One of the primary reasons that businesses like these fail to
succeed from one generation to the next is lack of planning. Whether
you’re the owner of Krispy Kreme or the owner of a small, closely
held business, planning ahead is key to maintaining your business’s
success. This is where a business succession plan plays a critical
role.
A business succession plan transitions your company’s ownership and
management to the next generation, which will maintain your
business’s long-term financial objectives. With a succession plan in
place, you can transfer control according to your wishes, facilitate
a smooth and orderly transition to your successors, minimize the tax
liability for you and your family, and provide for their economic
well-being.
Without a plan, the future of your business is at risk. For
instance, if there are insufficient liquid assets in the estate to
pay Uncle Sam, your family may be forced to sell the business. A
succession plan, however, will prepare your family and business for
the inevitable tax liabilities that will be incurred upon such a
transfer of ownership.
Furthermore, a succession plan will also facilitate in the transfer
of ownership and control. If you plan ahead and select your
successor(s), you have the ability to coach them and they, in turn,
will be better prepared to manage your business at any given moment.

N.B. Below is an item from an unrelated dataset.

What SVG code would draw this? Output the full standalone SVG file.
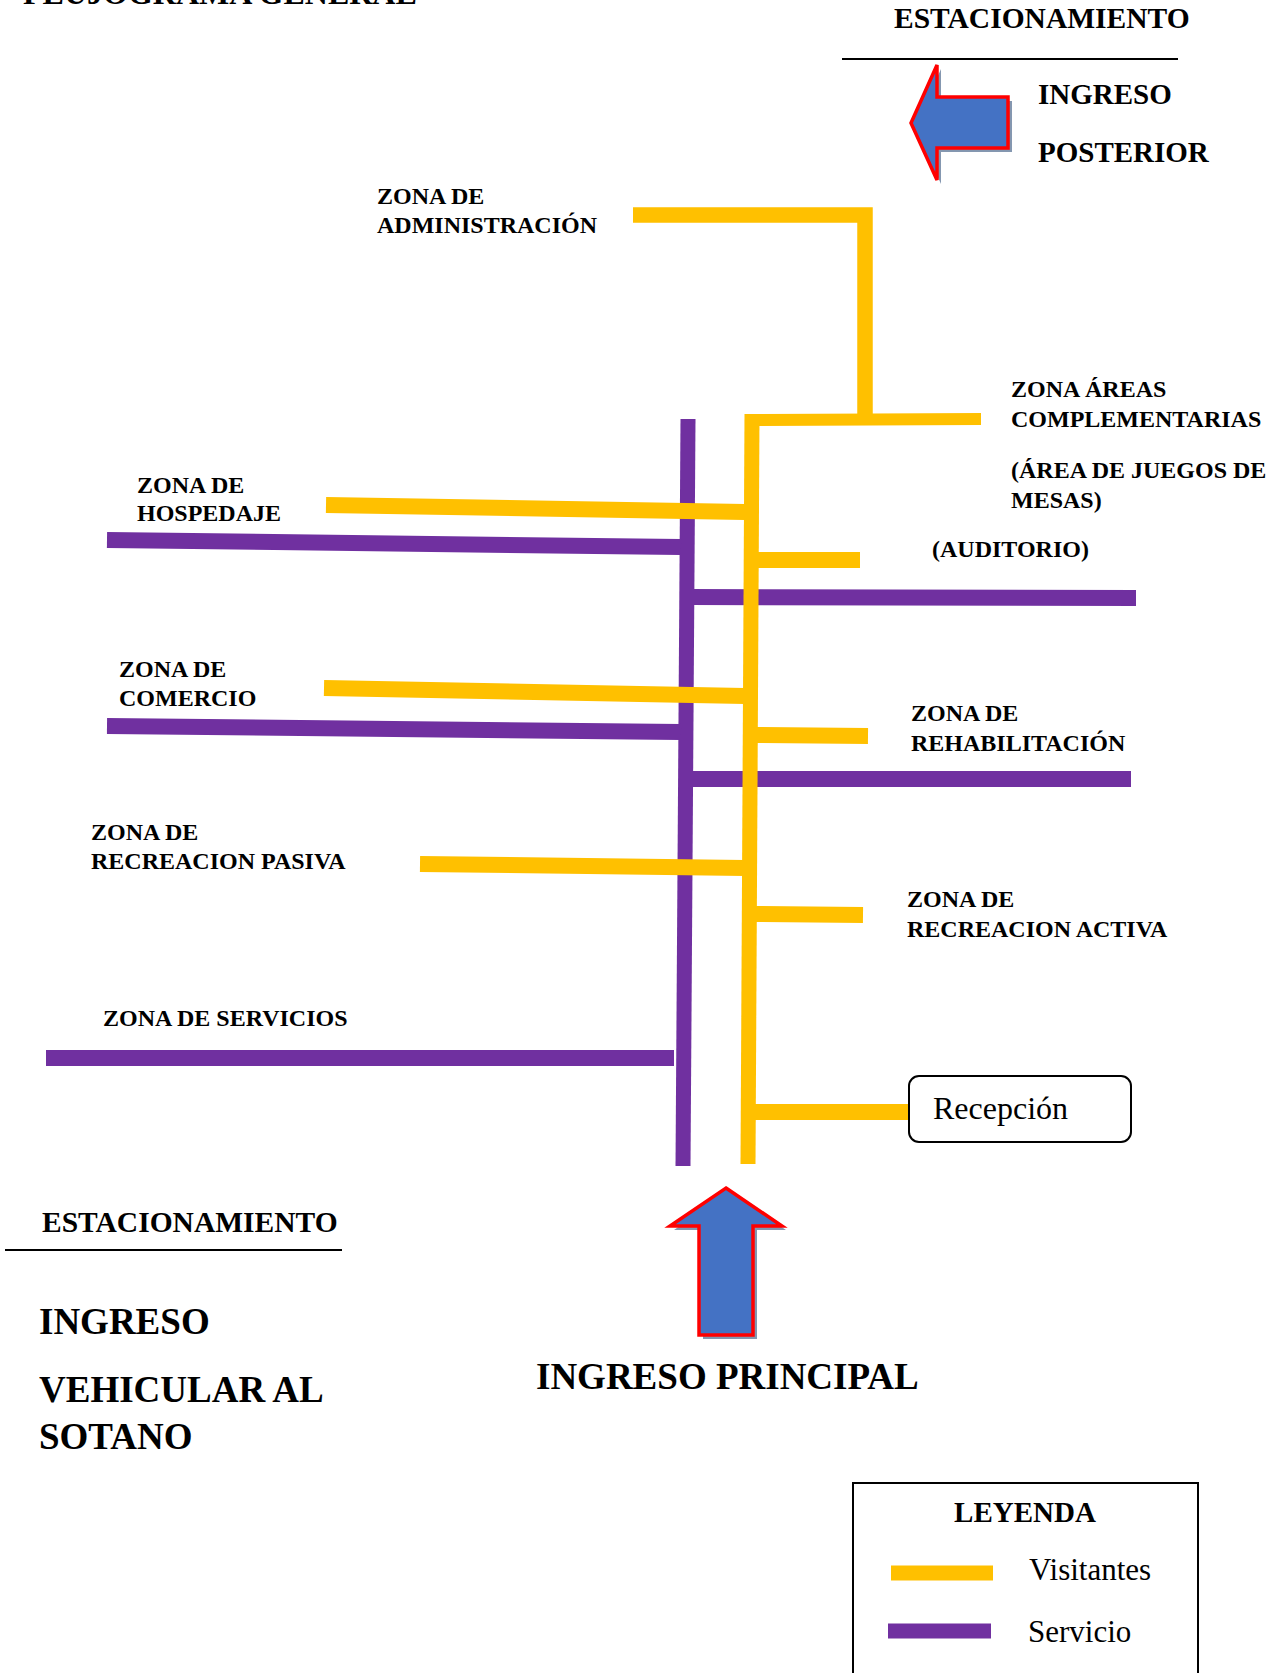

There are several factors that you will need to consider when
creating a business succession plan. For example, you will have to
determine what role, if any, the next generation will want to play
in the business; who is best qualified to take over the reins; the
viability of the business in the foreseeable future; and the tax
consequences of the transfer.
There are several transfer strategies that you can use to implement
the succession plan of your choice. The following list outlines just
a few of options that are available.
Outright Sale
You can sell your ownership in the business to a
competitor or third party buyer. Selling to a competitor can be
a lucrative option because a competitor may be willing to buy at
a premium in order to eliminate price competition, consolidate
overhead and cement their position in the marketplace. Of
course, there is the risk that the new owner may change the
business or even close it and you may not receive full value of
the business.
Outright Gift
You can transfer all or a portion of your
business to your heirs without compensation. You can also
transfer a portion of your business annually to take advantage
of the gift tax rules. Currently, you can gift up to $11,000 a
year per recipient without incurring gift tax liability. A
family limited partnership is often used in this situation.
Family Limited Partnership
Family members, usually the parents, place
assets into a partnership and gift minority interests to the
other family members. Parents can shift wealth to their children
and introduce them to the business, while they continue to
maintain control over the assets and reduce their tax liability.
Buy-Sell Agreement
A buy-sell agreement will identify a buyer upon
your death and will set a value, or the means by which to set
the value, for the stock in your business. The agreement can
outline triggering events (e.g. retirement, disability, death)
and terms for the owner or his heirs to liquidate or transfer
ownership interest at the set value. Often times, a family
member, who is active in the business, can purchase life
insurance on the parent/owner and use the proceeds to buy the
owner’s share of the business upon his/her death.
Employee Stock Ownership Plan (“ESOP”)
If no one in your family is willing or able to
take over the business and there are no prospective outside
buyers, an ESOP is an option. An ESOP is an employee benefit
plan that allows the company to make tax deductible
contributions that are invested in employer stock. The shares
are then allocated among the employee participants. You can
slowly transfer ownership to your employees over time in a
tax-friendly manner by reducing income, gift and/or estate tax
liability.
Regardless of which type of plan you select, a
professionally developed business succession plan will preserve the
legacy of your hard work and ensure the success of your business.